» Task details:
Exactly as written, retype the listing below, omitting the pictures.

» Information shown:

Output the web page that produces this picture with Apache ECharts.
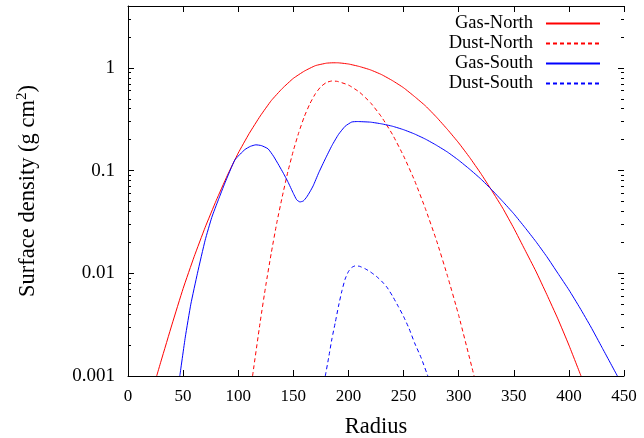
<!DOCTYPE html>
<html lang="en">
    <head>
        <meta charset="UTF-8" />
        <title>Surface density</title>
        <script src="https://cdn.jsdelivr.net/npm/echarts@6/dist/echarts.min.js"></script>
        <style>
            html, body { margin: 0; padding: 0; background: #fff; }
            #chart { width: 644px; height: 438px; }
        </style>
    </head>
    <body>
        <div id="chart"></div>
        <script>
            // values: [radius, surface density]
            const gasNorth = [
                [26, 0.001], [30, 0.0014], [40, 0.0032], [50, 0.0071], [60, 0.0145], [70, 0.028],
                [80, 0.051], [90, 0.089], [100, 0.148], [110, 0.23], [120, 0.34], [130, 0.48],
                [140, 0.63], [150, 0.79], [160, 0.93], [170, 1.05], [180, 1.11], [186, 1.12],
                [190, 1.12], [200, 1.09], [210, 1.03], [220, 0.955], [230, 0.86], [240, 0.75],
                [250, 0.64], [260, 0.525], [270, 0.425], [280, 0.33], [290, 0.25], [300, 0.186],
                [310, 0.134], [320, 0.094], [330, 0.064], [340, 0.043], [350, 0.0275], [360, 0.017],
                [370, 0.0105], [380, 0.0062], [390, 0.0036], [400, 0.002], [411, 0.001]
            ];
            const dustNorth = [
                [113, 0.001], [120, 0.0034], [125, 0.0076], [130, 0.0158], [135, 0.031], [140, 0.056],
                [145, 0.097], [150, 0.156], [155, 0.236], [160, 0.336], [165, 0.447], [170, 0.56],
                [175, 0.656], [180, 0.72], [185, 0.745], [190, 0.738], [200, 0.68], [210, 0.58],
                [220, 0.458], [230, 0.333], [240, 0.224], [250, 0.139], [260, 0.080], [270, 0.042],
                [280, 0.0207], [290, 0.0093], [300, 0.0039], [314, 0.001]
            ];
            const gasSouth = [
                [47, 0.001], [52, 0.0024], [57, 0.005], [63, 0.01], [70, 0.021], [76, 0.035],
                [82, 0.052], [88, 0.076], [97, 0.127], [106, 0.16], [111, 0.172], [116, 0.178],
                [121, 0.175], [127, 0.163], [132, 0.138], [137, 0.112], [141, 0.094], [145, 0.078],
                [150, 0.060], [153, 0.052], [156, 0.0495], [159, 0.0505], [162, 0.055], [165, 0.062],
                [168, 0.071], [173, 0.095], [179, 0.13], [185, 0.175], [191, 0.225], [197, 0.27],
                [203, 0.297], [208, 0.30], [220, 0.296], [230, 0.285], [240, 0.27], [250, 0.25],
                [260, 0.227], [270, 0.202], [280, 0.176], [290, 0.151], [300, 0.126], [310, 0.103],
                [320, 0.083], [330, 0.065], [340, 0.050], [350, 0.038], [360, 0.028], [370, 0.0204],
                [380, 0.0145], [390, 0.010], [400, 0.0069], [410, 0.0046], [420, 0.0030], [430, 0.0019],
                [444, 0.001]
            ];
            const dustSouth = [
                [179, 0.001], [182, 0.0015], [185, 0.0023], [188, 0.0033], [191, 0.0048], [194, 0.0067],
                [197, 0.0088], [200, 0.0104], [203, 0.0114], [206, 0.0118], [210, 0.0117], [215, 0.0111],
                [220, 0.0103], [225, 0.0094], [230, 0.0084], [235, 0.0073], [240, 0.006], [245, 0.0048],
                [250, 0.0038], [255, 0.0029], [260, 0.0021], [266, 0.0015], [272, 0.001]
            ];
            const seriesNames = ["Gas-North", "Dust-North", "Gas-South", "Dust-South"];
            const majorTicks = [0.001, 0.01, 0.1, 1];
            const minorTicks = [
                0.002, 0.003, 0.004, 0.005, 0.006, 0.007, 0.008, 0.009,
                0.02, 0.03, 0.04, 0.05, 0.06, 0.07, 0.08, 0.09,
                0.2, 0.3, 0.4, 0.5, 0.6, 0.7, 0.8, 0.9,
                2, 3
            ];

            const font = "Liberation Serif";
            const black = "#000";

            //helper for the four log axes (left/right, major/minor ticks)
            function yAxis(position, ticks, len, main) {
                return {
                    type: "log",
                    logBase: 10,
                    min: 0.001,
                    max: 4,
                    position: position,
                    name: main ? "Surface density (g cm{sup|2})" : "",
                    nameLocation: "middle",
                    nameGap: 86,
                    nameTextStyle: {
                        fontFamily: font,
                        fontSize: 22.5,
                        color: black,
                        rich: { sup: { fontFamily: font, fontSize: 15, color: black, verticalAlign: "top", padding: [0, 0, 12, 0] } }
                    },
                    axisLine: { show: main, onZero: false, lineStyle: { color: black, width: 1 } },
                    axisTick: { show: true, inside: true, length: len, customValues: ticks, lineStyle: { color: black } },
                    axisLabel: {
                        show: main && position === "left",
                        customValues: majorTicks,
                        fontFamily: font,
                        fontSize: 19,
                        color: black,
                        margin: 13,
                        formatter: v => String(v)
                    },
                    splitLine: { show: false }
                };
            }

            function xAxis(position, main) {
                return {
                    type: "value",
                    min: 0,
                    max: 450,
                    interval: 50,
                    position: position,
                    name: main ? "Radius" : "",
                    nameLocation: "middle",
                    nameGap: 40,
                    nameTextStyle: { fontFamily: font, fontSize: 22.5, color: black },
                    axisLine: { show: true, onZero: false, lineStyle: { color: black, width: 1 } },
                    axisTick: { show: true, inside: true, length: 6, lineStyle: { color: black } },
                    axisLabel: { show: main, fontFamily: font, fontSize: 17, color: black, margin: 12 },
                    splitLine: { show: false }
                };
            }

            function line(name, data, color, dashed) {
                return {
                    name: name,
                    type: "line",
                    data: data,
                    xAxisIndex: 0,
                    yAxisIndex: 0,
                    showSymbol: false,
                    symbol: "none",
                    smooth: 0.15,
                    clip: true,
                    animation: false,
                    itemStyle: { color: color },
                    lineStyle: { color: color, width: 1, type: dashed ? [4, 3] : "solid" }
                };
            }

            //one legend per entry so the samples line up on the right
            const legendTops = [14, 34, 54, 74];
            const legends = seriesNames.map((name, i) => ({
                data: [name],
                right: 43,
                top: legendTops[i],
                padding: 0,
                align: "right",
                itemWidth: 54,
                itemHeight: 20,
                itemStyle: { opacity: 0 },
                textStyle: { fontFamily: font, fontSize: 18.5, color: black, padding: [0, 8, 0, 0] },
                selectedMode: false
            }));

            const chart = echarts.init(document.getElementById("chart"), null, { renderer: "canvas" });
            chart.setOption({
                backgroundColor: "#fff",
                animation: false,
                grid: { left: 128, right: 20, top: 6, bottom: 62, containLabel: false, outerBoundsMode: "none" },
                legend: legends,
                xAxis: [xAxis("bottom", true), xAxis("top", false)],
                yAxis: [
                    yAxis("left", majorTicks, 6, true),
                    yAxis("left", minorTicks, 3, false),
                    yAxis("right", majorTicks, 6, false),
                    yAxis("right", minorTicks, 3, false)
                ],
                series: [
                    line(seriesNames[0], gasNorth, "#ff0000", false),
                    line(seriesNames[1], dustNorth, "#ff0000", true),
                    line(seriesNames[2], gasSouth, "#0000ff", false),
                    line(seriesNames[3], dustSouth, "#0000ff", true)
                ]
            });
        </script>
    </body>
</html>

» Output for this exercise:
Output the web page that produces this picture with Apache ECharts.
<!DOCTYPE html>
<html lang="en">
    <head>
        <meta charset="UTF-8" />
        <title>Surface density</title>
        <script src="https://cdn.jsdelivr.net/npm/echarts@6/dist/echarts.min.js"></script>
        <style>
            html, body { margin: 0; padding: 0; background: #fff; }
            #chart { width: 644px; height: 438px; }
        </style>
    </head>
    <body>
        <div id="chart"></div>
        <script>
            // values: [radius, surface density]
            const gasNorth = [
                [26, 0.001], [30, 0.0014], [40, 0.0032], [50, 0.0071], [60, 0.0145], [70, 0.028],
                [80, 0.051], [90, 0.089], [100, 0.148], [110, 0.23], [120, 0.34], [130, 0.48],
                [140, 0.63], [150, 0.79], [160, 0.93], [170, 1.05], [180, 1.11], [186, 1.12],
                [190, 1.12], [200, 1.09], [210, 1.03], [220, 0.955], [230, 0.86], [240, 0.75],
                [250, 0.64], [260, 0.525], [270, 0.425], [280, 0.33], [290, 0.25], [300, 0.186],
                [310, 0.134], [320, 0.094], [330, 0.064], [340, 0.043], [350, 0.0275], [360, 0.017],
                [370, 0.0105], [380, 0.0062], [390, 0.0036], [400, 0.002], [411, 0.001]
            ];
            const dustNorth = [
                [113, 0.001], [120, 0.0034], [125, 0.0076], [130, 0.0158], [135, 0.031], [140, 0.056],
                [145, 0.097], [150, 0.156], [155, 0.236], [160, 0.336], [165, 0.447], [170, 0.56],
                [175, 0.656], [180, 0.72], [185, 0.745], [190, 0.738], [200, 0.68], [210, 0.58],
                [220, 0.458], [230, 0.333], [240, 0.224], [250, 0.139], [260, 0.080], [270, 0.042],
                [280, 0.0207], [290, 0.0093], [300, 0.0039], [314, 0.001]
            ];
            const gasSouth = [
                [47, 0.001], [52, 0.0024], [57, 0.005], [63, 0.01], [70, 0.021], [76, 0.035],
                [82, 0.052], [88, 0.076], [97, 0.127], [106, 0.16], [111, 0.172], [116, 0.178],
                [121, 0.175], [127, 0.163], [132, 0.138], [137, 0.112], [141, 0.094], [145, 0.078],
                [150, 0.060], [153, 0.052], [156, 0.0495], [159, 0.0505], [162, 0.055], [165, 0.062],
                [168, 0.071], [173, 0.095], [179, 0.13], [185, 0.175], [191, 0.225], [197, 0.27],
                [203, 0.297], [208, 0.30], [220, 0.296], [230, 0.285], [240, 0.27], [250, 0.25],
                [260, 0.227], [270, 0.202], [280, 0.176], [290, 0.151], [300, 0.126], [310, 0.103],
                [320, 0.083], [330, 0.065], [340, 0.050], [350, 0.038], [360, 0.028], [370, 0.0204],
                [380, 0.0145], [390, 0.010], [400, 0.0069], [410, 0.0046], [420, 0.0030], [430, 0.0019],
                [444, 0.001]
            ];
            const dustSouth = [
                [179, 0.001], [182, 0.0015], [185, 0.0023], [188, 0.0033], [191, 0.0048], [194, 0.0067],
                [197, 0.0088], [200, 0.0104], [203, 0.0114], [206, 0.0118], [210, 0.0117], [215, 0.0111],
                [220, 0.0103], [225, 0.0094], [230, 0.0084], [235, 0.0073], [240, 0.006], [245, 0.0048],
                [250, 0.0038], [255, 0.0029], [260, 0.0021], [266, 0.0015], [272, 0.001]
            ];
            const seriesNames = ["Gas-North", "Dust-North", "Gas-South", "Dust-South"];
            const majorTicks = [0.001, 0.01, 0.1, 1];
            const minorTicks = [
                0.002, 0.003, 0.004, 0.005, 0.006, 0.007, 0.008, 0.009,
                0.02, 0.03, 0.04, 0.05, 0.06, 0.07, 0.08, 0.09,
                0.2, 0.3, 0.4, 0.5, 0.6, 0.7, 0.8, 0.9,
                2, 3
            ];

            const font = "Liberation Serif";
            const black = "#000";

            //helper for the four log axes (left/right, major/minor ticks)
            function yAxis(position, ticks, len, main) {
                return {
                    type: "log",
                    logBase: 10,
                    min: 0.001,
                    max: 4,
                    position: position,
                    name: main ? "Surface density (g cm{sup|2})" : "",
                    nameLocation: "middle",
                    nameGap: 86,
                    nameTextStyle: {
                        fontFamily: font,
                        fontSize: 22.5,
                        color: black,
                        rich: { sup: { fontFamily: font, fontSize: 15, color: black, verticalAlign: "top", padding: [0, 0, 12, 0] } }
                    },
                    axisLine: { show: main, onZero: false, lineStyle: { color: black, width: 1 } },
                    axisTick: { show: true, inside: true, length: len, customValues: ticks, lineStyle: { color: black } },
                    axisLabel: {
                        show: main && position === "left",
                        customValues: majorTicks,
                        fontFamily: font,
                        fontSize: 19,
                        color: black,
                        margin: 13,
                        formatter: v => String(v)
                    },
                    splitLine: { show: false }
                };
            }

            function xAxis(position, main) {
                return {
                    type: "value",
                    min: 0,
                    max: 450,
                    interval: 50,
                    position: position,
                    name: main ? "Radius" : "",
                    nameLocation: "middle",
                    nameGap: 40,
                    nameTextStyle: { fontFamily: font, fontSize: 22.5, color: black },
                    axisLine: { show: true, onZero: false, lineStyle: { color: black, width: 1 } },
                    axisTick: { show: true, inside: true, length: 6, lineStyle: { color: black } },
                    axisLabel: { show: main, fontFamily: font, fontSize: 17, color: black, margin: 12 },
                    splitLine: { show: false }
                };
            }

            function line(name, data, color, dashed) {
                return {
                    name: name,
                    type: "line",
                    data: data,
                    xAxisIndex: 0,
                    yAxisIndex: 0,
                    showSymbol: false,
                    symbol: "none",
                    smooth: 0.15,
                    clip: true,
                    animation: false,
                    itemStyle: { color: color },
                    lineStyle: { color: color, width: 1, type: dashed ? [4, 3] : "solid" }
                };
            }

            //one legend per entry so the samples line up on the right
            const legendTops = [14, 34, 54, 74];
            const legends = seriesNames.map((name, i) => ({
                data: [name],
                right: 43,
                top: legendTops[i],
                padding: 0,
                align: "right",
                itemWidth: 54,
                itemHeight: 20,
                itemStyle: { opacity: 0 },
                textStyle: { fontFamily: font, fontSize: 18.5, color: black, padding: [0, 8, 0, 0] },
                selectedMode: false
            }));

            const chart = echarts.init(document.getElementById("chart"), null, { renderer: "canvas" });
            chart.setOption({
                backgroundColor: "#fff",
                animation: false,
                grid: { left: 128, right: 20, top: 6, bottom: 62, containLabel: false, outerBoundsMode: "none" },
                legend: legends,
                xAxis: [xAxis("bottom", true), xAxis("top", false)],
                yAxis: [
                    yAxis("left", majorTicks, 6, true),
                    yAxis("left", minorTicks, 3, false),
                    yAxis("right", majorTicks, 6, false),
                    yAxis("right", minorTicks, 3, false)
                ],
                series: [
                    line(seriesNames[0], gasNorth, "#ff0000", false),
                    line(seriesNames[1], dustNorth, "#ff0000", true),
                    line(seriesNames[2], gasSouth, "#0000ff", false),
                    line(seriesNames[3], dustSouth, "#0000ff", true)
                ]
            });
        </script>
    </body>
</html>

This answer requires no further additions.